## Exercise task
Comb through the entries for "this" and pull out each line that holds it.

## The data
================================

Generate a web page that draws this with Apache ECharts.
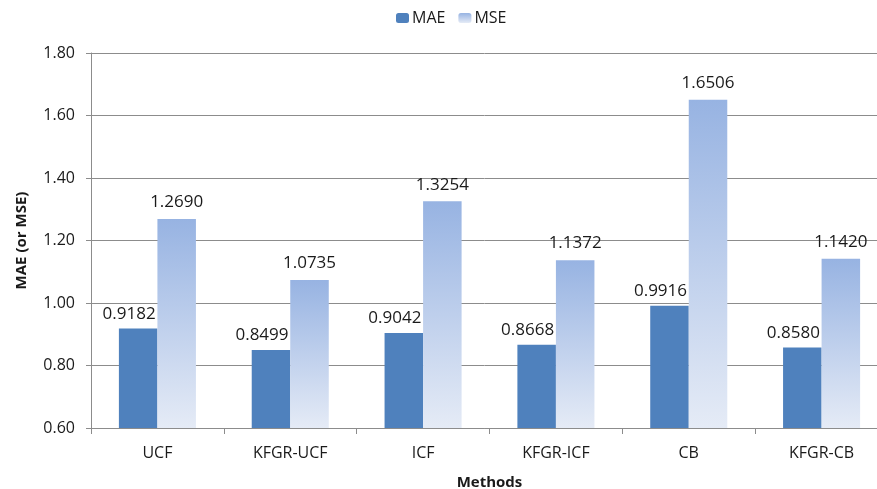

================================

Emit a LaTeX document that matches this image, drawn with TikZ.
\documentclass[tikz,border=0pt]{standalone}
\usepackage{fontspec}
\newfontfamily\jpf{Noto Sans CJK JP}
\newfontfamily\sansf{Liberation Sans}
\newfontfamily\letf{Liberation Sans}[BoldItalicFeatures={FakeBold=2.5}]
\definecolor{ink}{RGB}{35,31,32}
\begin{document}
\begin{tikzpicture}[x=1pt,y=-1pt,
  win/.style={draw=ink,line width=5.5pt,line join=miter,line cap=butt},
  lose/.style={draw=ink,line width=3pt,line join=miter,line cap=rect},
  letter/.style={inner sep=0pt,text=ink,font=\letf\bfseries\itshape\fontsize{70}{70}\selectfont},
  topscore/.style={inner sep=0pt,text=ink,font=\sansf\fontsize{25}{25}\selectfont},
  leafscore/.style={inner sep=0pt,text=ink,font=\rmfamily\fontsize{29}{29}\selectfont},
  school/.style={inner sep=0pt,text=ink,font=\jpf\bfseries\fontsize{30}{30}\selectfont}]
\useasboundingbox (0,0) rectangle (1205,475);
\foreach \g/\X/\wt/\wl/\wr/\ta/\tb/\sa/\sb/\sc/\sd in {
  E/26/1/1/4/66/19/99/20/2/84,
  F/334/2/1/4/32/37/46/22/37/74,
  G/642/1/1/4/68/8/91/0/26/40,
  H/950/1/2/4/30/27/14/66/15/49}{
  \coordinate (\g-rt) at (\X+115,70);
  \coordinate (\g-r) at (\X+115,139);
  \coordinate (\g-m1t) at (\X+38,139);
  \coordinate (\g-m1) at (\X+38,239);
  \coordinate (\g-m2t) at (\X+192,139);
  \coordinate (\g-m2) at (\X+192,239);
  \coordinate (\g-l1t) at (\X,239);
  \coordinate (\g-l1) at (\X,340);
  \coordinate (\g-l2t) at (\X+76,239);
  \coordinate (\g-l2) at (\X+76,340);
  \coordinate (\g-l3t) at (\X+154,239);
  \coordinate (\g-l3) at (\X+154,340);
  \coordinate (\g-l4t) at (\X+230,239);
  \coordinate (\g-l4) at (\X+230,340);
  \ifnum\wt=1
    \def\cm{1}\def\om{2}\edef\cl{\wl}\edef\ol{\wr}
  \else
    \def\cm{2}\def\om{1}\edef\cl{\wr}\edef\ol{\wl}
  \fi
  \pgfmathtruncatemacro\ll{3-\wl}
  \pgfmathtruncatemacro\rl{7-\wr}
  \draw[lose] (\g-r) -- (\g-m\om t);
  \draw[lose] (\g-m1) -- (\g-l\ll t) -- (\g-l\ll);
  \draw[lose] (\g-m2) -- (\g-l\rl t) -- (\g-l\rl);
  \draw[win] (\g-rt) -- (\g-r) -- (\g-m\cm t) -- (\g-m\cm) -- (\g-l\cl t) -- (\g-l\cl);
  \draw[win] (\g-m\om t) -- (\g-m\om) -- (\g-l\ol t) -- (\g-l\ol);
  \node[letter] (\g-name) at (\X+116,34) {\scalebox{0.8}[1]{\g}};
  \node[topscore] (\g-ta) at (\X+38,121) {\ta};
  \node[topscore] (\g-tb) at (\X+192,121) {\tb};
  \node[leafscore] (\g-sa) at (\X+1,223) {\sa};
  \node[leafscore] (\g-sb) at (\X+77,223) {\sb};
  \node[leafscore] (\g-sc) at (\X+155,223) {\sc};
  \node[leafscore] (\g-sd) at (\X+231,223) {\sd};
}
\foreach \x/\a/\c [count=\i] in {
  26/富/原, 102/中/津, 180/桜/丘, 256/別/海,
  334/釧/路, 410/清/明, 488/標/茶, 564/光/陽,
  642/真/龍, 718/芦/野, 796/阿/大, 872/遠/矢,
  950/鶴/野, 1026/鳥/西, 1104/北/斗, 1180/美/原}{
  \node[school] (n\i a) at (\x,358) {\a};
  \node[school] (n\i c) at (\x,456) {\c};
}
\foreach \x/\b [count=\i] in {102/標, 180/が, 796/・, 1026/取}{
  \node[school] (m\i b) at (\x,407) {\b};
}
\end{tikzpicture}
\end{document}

================================

## The reply
Generate a web page that draws this with Apache ECharts.
Emit a LaTeX document that matches this image, drawn with TikZ.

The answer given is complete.